**Given task**.
Under this line sits a listing. Repeat exactly and only its lines from the one holding "Rebuild this diagram" through the one holding "anchor=base west, inner"; skip pictures.

● ● ● ●

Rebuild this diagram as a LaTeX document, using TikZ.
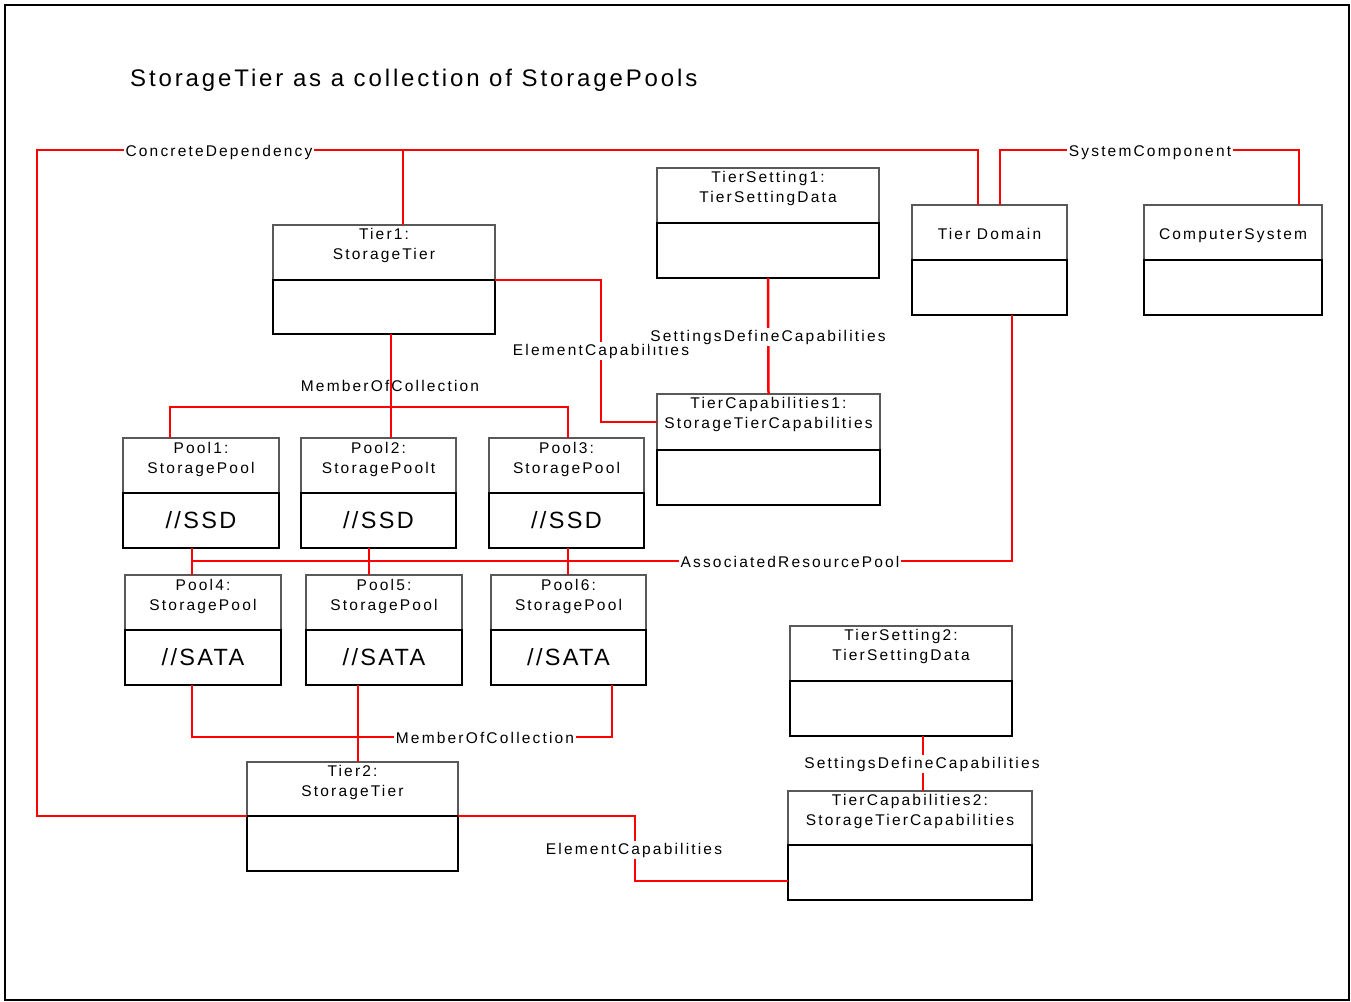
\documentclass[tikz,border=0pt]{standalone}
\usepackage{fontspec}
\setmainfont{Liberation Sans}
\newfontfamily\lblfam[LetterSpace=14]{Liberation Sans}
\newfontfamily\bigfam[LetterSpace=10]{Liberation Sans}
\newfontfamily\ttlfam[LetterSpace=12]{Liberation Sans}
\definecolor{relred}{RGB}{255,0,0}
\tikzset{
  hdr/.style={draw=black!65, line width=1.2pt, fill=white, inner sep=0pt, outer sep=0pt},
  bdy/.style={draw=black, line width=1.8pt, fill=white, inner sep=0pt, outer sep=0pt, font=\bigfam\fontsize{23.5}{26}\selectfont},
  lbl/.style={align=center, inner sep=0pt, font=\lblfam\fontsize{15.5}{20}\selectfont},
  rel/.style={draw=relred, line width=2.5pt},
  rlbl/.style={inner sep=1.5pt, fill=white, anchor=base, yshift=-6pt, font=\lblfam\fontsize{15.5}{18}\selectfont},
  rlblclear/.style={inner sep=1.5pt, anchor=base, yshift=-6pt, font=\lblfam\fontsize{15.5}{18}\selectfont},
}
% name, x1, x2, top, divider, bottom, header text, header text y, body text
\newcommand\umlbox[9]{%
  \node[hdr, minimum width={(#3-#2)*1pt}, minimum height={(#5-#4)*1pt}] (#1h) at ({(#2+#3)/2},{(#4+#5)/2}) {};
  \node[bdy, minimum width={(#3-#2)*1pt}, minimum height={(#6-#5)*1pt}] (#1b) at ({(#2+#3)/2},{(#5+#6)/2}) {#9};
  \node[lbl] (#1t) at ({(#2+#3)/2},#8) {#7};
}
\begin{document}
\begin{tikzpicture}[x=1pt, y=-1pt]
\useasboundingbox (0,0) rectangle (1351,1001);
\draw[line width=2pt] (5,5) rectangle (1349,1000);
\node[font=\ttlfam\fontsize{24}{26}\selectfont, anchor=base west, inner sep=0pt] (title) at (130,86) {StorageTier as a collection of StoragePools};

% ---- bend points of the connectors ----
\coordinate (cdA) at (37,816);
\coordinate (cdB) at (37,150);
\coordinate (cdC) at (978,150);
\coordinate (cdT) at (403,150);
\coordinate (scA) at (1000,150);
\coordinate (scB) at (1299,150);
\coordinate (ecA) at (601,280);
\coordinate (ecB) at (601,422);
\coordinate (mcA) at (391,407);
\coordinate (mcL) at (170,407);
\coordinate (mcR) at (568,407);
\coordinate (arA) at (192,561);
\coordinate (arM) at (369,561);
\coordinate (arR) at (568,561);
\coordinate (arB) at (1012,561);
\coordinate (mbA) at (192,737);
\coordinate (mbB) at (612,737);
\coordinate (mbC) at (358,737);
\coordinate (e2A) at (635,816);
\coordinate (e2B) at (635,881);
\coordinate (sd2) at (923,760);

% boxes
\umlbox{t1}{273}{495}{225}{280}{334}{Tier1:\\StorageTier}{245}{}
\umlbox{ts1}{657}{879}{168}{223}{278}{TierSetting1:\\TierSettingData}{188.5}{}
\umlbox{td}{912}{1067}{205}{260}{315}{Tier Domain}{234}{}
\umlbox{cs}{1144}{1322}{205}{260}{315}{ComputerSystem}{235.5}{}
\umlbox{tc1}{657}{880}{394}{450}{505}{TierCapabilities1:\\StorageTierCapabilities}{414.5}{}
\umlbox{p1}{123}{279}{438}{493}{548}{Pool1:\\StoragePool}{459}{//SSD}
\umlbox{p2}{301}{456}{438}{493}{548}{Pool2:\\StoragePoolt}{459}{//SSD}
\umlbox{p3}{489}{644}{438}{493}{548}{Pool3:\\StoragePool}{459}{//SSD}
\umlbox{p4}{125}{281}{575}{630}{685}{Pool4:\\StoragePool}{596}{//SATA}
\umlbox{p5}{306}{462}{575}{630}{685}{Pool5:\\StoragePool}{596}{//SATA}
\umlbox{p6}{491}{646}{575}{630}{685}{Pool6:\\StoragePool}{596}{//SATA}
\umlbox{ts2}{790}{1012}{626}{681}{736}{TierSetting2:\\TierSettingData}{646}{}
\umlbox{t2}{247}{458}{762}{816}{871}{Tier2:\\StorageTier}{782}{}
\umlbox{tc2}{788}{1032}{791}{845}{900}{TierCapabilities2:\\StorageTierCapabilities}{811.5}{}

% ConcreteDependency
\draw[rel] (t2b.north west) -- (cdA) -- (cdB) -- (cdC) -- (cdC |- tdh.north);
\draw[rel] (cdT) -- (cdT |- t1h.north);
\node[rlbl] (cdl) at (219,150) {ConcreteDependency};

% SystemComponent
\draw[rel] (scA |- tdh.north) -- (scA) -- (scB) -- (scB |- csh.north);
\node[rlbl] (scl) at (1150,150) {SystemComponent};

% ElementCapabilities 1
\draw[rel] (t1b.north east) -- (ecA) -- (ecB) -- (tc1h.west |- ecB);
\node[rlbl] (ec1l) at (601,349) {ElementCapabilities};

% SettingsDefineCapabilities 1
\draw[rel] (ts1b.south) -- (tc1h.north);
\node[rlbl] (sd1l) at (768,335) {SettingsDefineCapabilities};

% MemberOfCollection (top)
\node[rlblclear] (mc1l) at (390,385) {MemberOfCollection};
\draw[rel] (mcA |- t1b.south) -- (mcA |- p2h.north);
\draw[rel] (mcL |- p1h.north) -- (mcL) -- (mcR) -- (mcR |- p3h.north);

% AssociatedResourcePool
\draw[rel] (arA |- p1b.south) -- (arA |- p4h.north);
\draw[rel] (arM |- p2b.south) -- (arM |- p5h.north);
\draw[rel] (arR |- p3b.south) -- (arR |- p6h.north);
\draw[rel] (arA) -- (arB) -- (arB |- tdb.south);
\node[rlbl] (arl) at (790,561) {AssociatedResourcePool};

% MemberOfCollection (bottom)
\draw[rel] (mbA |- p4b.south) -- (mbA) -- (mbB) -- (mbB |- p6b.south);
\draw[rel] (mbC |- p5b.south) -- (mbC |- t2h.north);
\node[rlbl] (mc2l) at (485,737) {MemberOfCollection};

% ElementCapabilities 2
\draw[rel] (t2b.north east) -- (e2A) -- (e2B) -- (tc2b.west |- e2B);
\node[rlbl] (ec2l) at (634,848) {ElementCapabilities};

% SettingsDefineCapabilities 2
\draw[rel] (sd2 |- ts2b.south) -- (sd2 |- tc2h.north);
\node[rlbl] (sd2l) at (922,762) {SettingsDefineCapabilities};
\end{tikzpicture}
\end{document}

● ● ● ●

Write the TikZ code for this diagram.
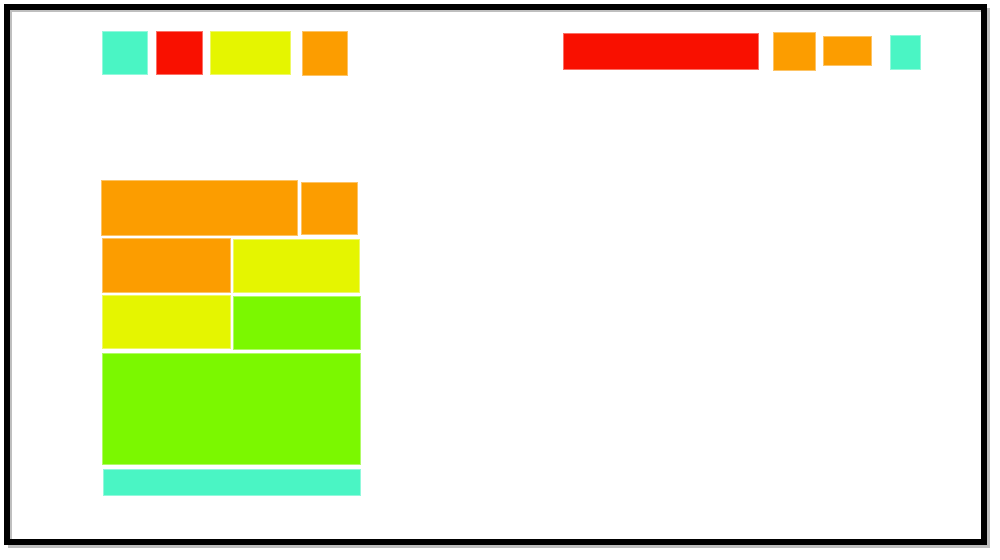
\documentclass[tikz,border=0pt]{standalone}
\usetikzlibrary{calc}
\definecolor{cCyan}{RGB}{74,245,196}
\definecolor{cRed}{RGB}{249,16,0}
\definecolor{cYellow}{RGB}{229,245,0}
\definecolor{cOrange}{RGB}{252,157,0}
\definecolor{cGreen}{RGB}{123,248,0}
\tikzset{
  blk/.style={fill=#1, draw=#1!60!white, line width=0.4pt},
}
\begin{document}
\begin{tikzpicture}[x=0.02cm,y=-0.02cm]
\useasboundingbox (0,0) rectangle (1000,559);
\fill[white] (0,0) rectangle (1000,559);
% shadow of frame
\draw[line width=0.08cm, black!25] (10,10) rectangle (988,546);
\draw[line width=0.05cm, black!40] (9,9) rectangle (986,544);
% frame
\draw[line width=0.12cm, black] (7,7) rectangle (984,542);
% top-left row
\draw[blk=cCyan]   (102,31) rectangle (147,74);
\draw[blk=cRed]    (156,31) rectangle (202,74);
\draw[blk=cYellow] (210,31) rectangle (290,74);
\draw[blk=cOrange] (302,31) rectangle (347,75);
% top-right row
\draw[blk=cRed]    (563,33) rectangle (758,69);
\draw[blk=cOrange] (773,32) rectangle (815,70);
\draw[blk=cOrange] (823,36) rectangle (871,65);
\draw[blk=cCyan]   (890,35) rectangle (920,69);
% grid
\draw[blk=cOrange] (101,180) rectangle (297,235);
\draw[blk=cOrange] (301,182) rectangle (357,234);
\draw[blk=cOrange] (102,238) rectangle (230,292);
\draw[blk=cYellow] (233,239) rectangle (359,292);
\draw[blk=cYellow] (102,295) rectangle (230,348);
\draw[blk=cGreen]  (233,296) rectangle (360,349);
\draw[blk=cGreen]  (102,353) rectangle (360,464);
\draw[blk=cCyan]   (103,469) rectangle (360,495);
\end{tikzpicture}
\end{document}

● ● ● ●

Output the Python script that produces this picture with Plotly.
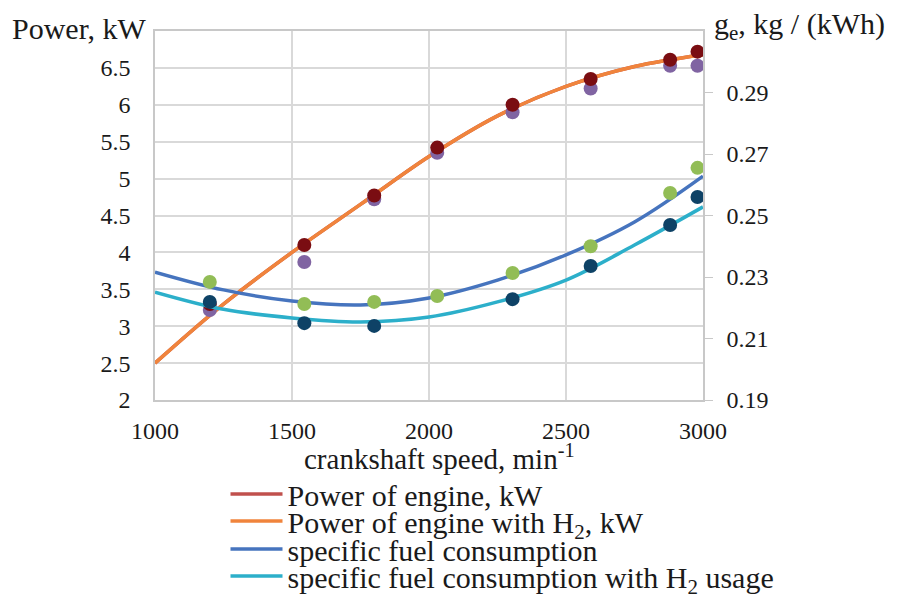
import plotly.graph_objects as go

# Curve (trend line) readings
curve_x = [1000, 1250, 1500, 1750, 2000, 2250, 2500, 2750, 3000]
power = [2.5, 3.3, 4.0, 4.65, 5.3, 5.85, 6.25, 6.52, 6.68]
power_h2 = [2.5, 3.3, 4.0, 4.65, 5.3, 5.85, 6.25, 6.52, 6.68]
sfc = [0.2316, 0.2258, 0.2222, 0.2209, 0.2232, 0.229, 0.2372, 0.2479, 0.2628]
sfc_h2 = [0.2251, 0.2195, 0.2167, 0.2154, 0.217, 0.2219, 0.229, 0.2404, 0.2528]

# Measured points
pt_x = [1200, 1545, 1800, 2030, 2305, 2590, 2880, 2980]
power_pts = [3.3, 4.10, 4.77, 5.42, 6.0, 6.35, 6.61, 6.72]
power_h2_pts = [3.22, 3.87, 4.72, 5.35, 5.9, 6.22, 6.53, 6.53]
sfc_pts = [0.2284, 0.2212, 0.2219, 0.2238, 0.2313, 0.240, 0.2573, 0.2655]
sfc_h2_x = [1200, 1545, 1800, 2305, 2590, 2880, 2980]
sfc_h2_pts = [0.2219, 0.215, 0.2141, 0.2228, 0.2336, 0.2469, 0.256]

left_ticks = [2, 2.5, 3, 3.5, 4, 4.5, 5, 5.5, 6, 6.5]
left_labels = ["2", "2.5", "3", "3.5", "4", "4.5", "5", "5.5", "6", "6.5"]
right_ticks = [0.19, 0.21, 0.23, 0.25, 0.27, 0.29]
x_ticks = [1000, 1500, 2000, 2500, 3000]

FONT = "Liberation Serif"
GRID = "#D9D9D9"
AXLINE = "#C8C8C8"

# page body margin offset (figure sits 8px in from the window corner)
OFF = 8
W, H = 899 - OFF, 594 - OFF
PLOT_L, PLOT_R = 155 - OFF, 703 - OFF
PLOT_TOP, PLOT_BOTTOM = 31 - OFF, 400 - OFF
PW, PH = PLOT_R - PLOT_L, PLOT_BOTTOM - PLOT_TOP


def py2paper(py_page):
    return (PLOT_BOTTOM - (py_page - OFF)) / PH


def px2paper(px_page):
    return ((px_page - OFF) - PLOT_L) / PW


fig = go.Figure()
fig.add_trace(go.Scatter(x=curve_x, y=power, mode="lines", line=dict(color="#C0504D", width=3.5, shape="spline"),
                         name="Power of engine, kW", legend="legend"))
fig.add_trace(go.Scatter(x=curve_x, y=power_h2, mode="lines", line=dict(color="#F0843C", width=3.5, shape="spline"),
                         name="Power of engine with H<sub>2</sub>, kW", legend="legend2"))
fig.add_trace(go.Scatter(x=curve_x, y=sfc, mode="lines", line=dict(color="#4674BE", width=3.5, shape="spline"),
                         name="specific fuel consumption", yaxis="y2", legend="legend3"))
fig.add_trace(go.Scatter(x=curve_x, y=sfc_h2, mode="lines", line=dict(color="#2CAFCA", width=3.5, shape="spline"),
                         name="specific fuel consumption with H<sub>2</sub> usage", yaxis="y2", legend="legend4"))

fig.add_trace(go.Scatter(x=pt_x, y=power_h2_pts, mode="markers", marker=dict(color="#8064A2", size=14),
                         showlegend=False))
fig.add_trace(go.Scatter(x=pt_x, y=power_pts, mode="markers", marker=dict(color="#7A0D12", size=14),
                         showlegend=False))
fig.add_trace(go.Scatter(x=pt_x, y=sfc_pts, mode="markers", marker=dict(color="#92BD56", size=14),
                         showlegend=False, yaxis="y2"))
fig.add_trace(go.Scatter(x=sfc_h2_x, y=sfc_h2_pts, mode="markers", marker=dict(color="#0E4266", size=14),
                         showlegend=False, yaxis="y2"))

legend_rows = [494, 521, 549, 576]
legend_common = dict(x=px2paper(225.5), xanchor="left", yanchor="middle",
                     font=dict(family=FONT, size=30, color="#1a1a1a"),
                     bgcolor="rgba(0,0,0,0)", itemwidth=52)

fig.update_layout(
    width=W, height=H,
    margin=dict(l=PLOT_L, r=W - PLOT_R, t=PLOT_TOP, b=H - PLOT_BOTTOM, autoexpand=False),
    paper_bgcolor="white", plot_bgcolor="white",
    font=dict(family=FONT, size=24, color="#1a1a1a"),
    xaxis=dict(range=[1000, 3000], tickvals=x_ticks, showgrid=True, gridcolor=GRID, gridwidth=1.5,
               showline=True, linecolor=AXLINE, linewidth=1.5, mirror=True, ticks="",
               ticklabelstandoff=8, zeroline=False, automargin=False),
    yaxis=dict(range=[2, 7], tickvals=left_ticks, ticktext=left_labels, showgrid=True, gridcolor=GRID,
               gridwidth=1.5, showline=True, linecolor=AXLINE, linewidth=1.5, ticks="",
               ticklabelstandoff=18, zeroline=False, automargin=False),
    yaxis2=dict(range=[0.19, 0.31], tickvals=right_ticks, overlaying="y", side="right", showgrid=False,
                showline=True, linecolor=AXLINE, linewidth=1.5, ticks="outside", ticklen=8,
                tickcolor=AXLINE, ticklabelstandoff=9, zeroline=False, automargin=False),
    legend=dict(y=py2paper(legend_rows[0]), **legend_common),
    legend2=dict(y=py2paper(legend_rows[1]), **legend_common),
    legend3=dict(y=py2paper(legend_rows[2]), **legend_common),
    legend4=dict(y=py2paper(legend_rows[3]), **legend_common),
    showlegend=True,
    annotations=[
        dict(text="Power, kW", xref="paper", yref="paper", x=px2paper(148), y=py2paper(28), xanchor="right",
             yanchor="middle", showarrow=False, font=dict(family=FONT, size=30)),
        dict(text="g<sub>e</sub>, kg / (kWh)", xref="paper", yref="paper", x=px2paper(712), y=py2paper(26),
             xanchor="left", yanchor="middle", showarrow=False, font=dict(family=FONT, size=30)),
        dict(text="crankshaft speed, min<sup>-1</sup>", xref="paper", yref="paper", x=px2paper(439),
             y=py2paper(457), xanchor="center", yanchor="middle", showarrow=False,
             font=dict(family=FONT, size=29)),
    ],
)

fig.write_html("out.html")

● ● ● ●

**Answer to this exercise**.
Rebuild this diagram as a LaTeX document, using TikZ.
\documentclass[tikz,border=0pt]{standalone}
\usepackage{fontspec}
\setmainfont{Liberation Sans}
\newfontfamily\lblfam[LetterSpace=14]{Liberation Sans}
\newfontfamily\bigfam[LetterSpace=10]{Liberation Sans}
\newfontfamily\ttlfam[LetterSpace=12]{Liberation Sans}
\definecolor{relred}{RGB}{255,0,0}
\tikzset{
  hdr/.style={draw=black!65, line width=1.2pt, fill=white, inner sep=0pt, outer sep=0pt},
  bdy/.style={draw=black, line width=1.8pt, fill=white, inner sep=0pt, outer sep=0pt, font=\bigfam\fontsize{23.5}{26}\selectfont},
  lbl/.style={align=center, inner sep=0pt, font=\lblfam\fontsize{15.5}{20}\selectfont},
  rel/.style={draw=relred, line width=2.5pt},
  rlbl/.style={inner sep=1.5pt, fill=white, anchor=base, yshift=-6pt, font=\lblfam\fontsize{15.5}{18}\selectfont},
  rlblclear/.style={inner sep=1.5pt, anchor=base, yshift=-6pt, font=\lblfam\fontsize{15.5}{18}\selectfont},
}
% name, x1, x2, top, divider, bottom, header text, header text y, body text
\newcommand\umlbox[9]{%
  \node[hdr, minimum width={(#3-#2)*1pt}, minimum height={(#5-#4)*1pt}] (#1h) at ({(#2+#3)/2},{(#4+#5)/2}) {};
  \node[bdy, minimum width={(#3-#2)*1pt}, minimum height={(#6-#5)*1pt}] (#1b) at ({(#2+#3)/2},{(#5+#6)/2}) {#9};
  \node[lbl] (#1t) at ({(#2+#3)/2},#8) {#7};
}
\begin{document}
\begin{tikzpicture}[x=1pt, y=-1pt]
\useasboundingbox (0,0) rectangle (1351,1001);
\draw[line width=2pt] (5,5) rectangle (1349,1000);
\node[font=\ttlfam\fontsize{24}{26}\selectfont, anchor=base west, inner sep=0pt] (title) at (130,86) {StorageTier as a collection of StoragePools};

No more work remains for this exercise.